**Stated goal**
Leave out the images and repeat the listing below without a single change.

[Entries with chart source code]
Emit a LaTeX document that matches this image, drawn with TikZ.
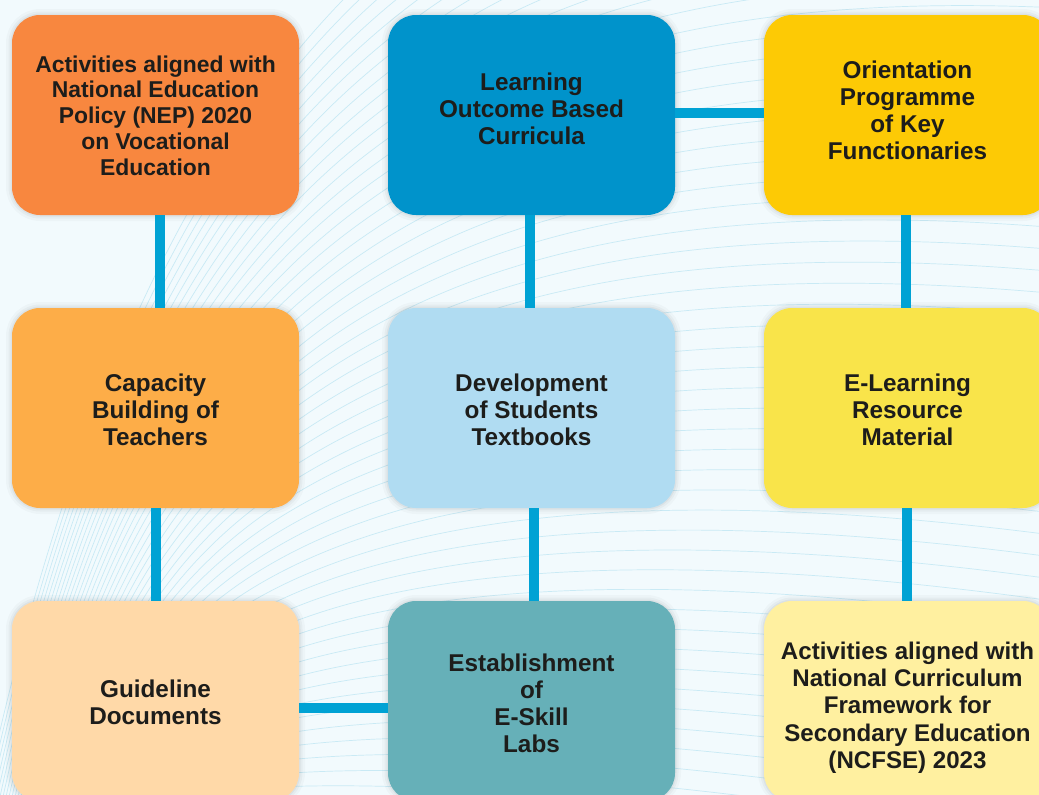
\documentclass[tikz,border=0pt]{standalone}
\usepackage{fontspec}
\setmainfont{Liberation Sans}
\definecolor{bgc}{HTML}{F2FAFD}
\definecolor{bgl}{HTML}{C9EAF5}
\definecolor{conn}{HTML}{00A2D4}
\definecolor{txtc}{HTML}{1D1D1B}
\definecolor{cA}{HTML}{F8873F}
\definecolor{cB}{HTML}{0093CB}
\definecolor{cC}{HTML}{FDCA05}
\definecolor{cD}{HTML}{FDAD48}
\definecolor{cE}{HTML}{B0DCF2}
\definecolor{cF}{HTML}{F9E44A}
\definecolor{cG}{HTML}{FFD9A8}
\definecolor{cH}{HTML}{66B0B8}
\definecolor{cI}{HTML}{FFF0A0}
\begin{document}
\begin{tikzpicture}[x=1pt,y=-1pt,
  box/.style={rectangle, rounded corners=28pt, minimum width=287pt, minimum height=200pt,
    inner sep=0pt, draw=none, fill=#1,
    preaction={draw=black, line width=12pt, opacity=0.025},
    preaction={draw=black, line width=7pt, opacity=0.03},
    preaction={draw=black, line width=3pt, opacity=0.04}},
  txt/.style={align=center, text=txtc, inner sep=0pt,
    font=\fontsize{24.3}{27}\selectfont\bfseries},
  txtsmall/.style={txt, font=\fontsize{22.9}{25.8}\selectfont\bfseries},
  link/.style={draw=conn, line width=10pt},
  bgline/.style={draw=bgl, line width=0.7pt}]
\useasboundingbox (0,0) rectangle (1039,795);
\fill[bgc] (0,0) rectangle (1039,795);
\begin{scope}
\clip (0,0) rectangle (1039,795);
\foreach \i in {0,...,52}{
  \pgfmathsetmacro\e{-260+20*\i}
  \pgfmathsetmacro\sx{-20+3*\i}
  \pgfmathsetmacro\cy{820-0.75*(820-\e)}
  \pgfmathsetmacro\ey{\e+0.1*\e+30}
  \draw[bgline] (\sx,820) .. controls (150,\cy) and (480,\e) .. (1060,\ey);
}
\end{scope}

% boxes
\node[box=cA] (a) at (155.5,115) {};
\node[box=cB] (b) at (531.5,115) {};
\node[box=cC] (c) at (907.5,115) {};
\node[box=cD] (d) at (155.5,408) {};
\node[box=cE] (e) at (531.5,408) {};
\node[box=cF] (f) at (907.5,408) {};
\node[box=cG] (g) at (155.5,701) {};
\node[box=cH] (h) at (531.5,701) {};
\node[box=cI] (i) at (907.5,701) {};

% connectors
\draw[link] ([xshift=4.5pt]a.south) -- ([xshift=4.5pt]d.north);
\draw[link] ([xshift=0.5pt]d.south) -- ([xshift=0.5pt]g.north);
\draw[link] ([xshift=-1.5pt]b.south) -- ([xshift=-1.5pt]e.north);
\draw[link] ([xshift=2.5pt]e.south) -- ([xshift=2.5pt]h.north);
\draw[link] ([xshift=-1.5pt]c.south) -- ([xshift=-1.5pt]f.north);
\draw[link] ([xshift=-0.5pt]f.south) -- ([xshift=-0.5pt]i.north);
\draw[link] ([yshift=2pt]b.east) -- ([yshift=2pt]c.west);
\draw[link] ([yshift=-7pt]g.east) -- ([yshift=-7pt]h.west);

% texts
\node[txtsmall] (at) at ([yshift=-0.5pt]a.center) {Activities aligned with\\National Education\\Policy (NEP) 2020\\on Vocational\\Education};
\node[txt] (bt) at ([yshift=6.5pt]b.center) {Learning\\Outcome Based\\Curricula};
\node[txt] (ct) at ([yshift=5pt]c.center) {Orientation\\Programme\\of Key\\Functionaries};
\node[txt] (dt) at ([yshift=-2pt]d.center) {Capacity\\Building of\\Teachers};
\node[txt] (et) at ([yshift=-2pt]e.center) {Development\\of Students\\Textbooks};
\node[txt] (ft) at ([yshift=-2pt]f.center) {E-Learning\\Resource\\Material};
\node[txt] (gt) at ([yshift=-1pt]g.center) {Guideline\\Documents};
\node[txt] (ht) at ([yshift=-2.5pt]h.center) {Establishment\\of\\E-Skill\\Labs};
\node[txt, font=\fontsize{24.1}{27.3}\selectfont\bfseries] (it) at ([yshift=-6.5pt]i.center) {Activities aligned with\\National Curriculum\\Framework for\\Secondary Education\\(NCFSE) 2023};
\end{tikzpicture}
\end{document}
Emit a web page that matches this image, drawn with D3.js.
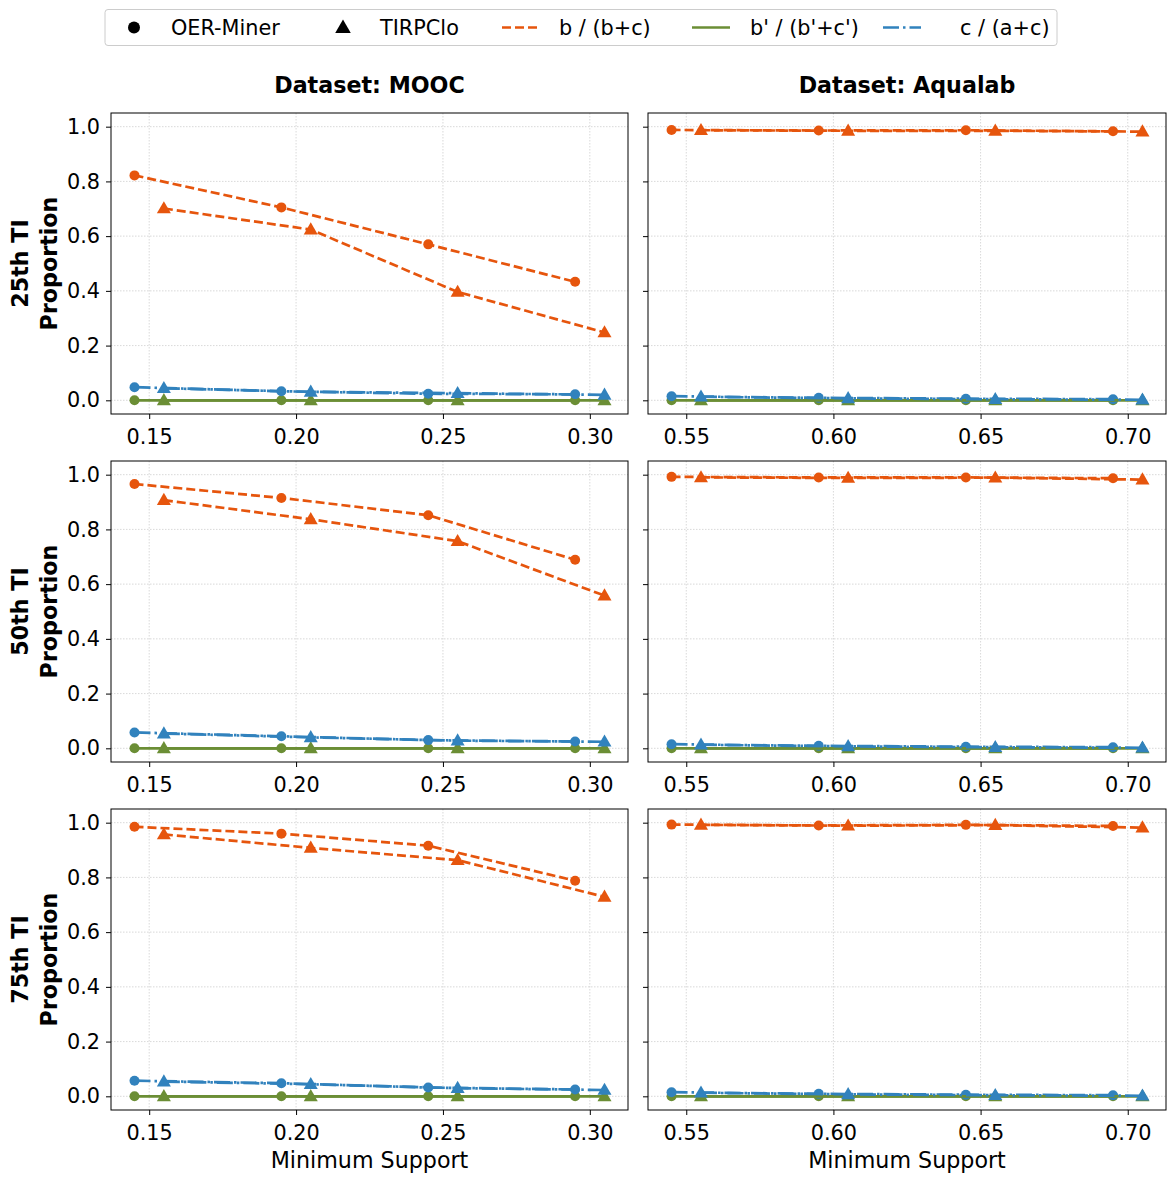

**Full answer**
Emit a LaTeX document that matches this image, drawn with TikZ.
\documentclass[tikz,border=0pt]{standalone}
\usepackage{fontspec}
\setmainfont{Liberation Sans}
\definecolor{bgc}{HTML}{F2FAFD}
\definecolor{bgl}{HTML}{C9EAF5}
\definecolor{conn}{HTML}{00A2D4}
\definecolor{txtc}{HTML}{1D1D1B}
\definecolor{cA}{HTML}{F8873F}
\definecolor{cB}{HTML}{0093CB}
\definecolor{cC}{HTML}{FDCA05}
\definecolor{cD}{HTML}{FDAD48}
\definecolor{cE}{HTML}{B0DCF2}
\definecolor{cF}{HTML}{F9E44A}
\definecolor{cG}{HTML}{FFD9A8}
\definecolor{cH}{HTML}{66B0B8}
\definecolor{cI}{HTML}{FFF0A0}
\begin{document}
\begin{tikzpicture}[x=1pt,y=-1pt,
  box/.style={rectangle, rounded corners=28pt, minimum width=287pt, minimum height=200pt,
    inner sep=0pt, draw=none, fill=#1,
    preaction={draw=black, line width=12pt, opacity=0.025},
    preaction={draw=black, line width=7pt, opacity=0.03},
    preaction={draw=black, line width=3pt, opacity=0.04}},
  txt/.style={align=center, text=txtc, inner sep=0pt,
    font=\fontsize{24.3}{27}\selectfont\bfseries},
  txtsmall/.style={txt, font=\fontsize{22.9}{25.8}\selectfont\bfseries},
  link/.style={draw=conn, line width=10pt},
  bgline/.style={draw=bgl, line width=0.7pt}]
\useasboundingbox (0,0) rectangle (1039,795);
\fill[bgc] (0,0) rectangle (1039,795);
\begin{scope}
\clip (0,0) rectangle (1039,795);
\foreach \i in {0,...,52}{
  \pgfmathsetmacro\e{-260+20*\i}
  \pgfmathsetmacro\sx{-20+3*\i}
  \pgfmathsetmacro\cy{820-0.75*(820-\e)}
  \pgfmathsetmacro\ey{\e+0.1*\e+30}
  \draw[bgline] (\sx,820) .. controls (150,\cy) and (480,\e) .. (1060,\ey);
}
\end{scope}

% boxes
\node[box=cA] (a) at (155.5,115) {};
\node[box=cB] (b) at (531.5,115) {};
\node[box=cC] (c) at (907.5,115) {};
\node[box=cD] (d) at (155.5,408) {};
\node[box=cE] (e) at (531.5,408) {};
\node[box=cF] (f) at (907.5,408) {};
\node[box=cG] (g) at (155.5,701) {};
\node[box=cH] (h) at (531.5,701) {};
\node[box=cI] (i) at (907.5,701) {};

% connectors
\draw[link] ([xshift=4.5pt]a.south) -- ([xshift=4.5pt]d.north);
\draw[link] ([xshift=0.5pt]d.south) -- ([xshift=0.5pt]g.north);
\draw[link] ([xshift=-1.5pt]b.south) -- ([xshift=-1.5pt]e.north);
\draw[link] ([xshift=2.5pt]e.south) -- ([xshift=2.5pt]h.north);
\draw[link] ([xshift=-1.5pt]c.south) -- ([xshift=-1.5pt]f.north);
\draw[link] ([xshift=-0.5pt]f.south) -- ([xshift=-0.5pt]i.north);
\draw[link] ([yshift=2pt]b.east) -- ([yshift=2pt]c.west);
\draw[link] ([yshift=-7pt]g.east) -- ([yshift=-7pt]h.west);

% texts
\node[txtsmall] (at) at ([yshift=-0.5pt]a.center) {Activities aligned with\\National Education\\Policy (NEP) 2020\\on Vocational\\Education};
\node[txt] (bt) at ([yshift=6.5pt]b.center) {Learning\\Outcome Based\\Curricula};
\node[txt] (ct) at ([yshift=5pt]c.center) {Orientation\\Programme\\of Key\\Functionaries};
\node[txt] (dt) at ([yshift=-2pt]d.center) {Capacity\\Building of\\Teachers};
\node[txt] (et) at ([yshift=-2pt]e.center) {Development\\of Students\\Textbooks};
\node[txt] (ft) at ([yshift=-2pt]f.center) {E-Learning\\Resource\\Material};
\node[txt] (gt) at ([yshift=-1pt]g.center) {Guideline\\Documents};
\node[txt] (ht) at ([yshift=-2.5pt]h.center) {Establishment\\of\\E-Skill\\Labs};
\node[txt, font=\fontsize{24.1}{27.3}\selectfont\bfseries] (it) at ([yshift=-6.5pt]i.center) {Activities aligned with\\National Curriculum\\Framework for\\Secondary Education\\(NCFSE) 2023};
\end{tikzpicture}
\end{document}
Emit a web page that matches this image, drawn with D3.js.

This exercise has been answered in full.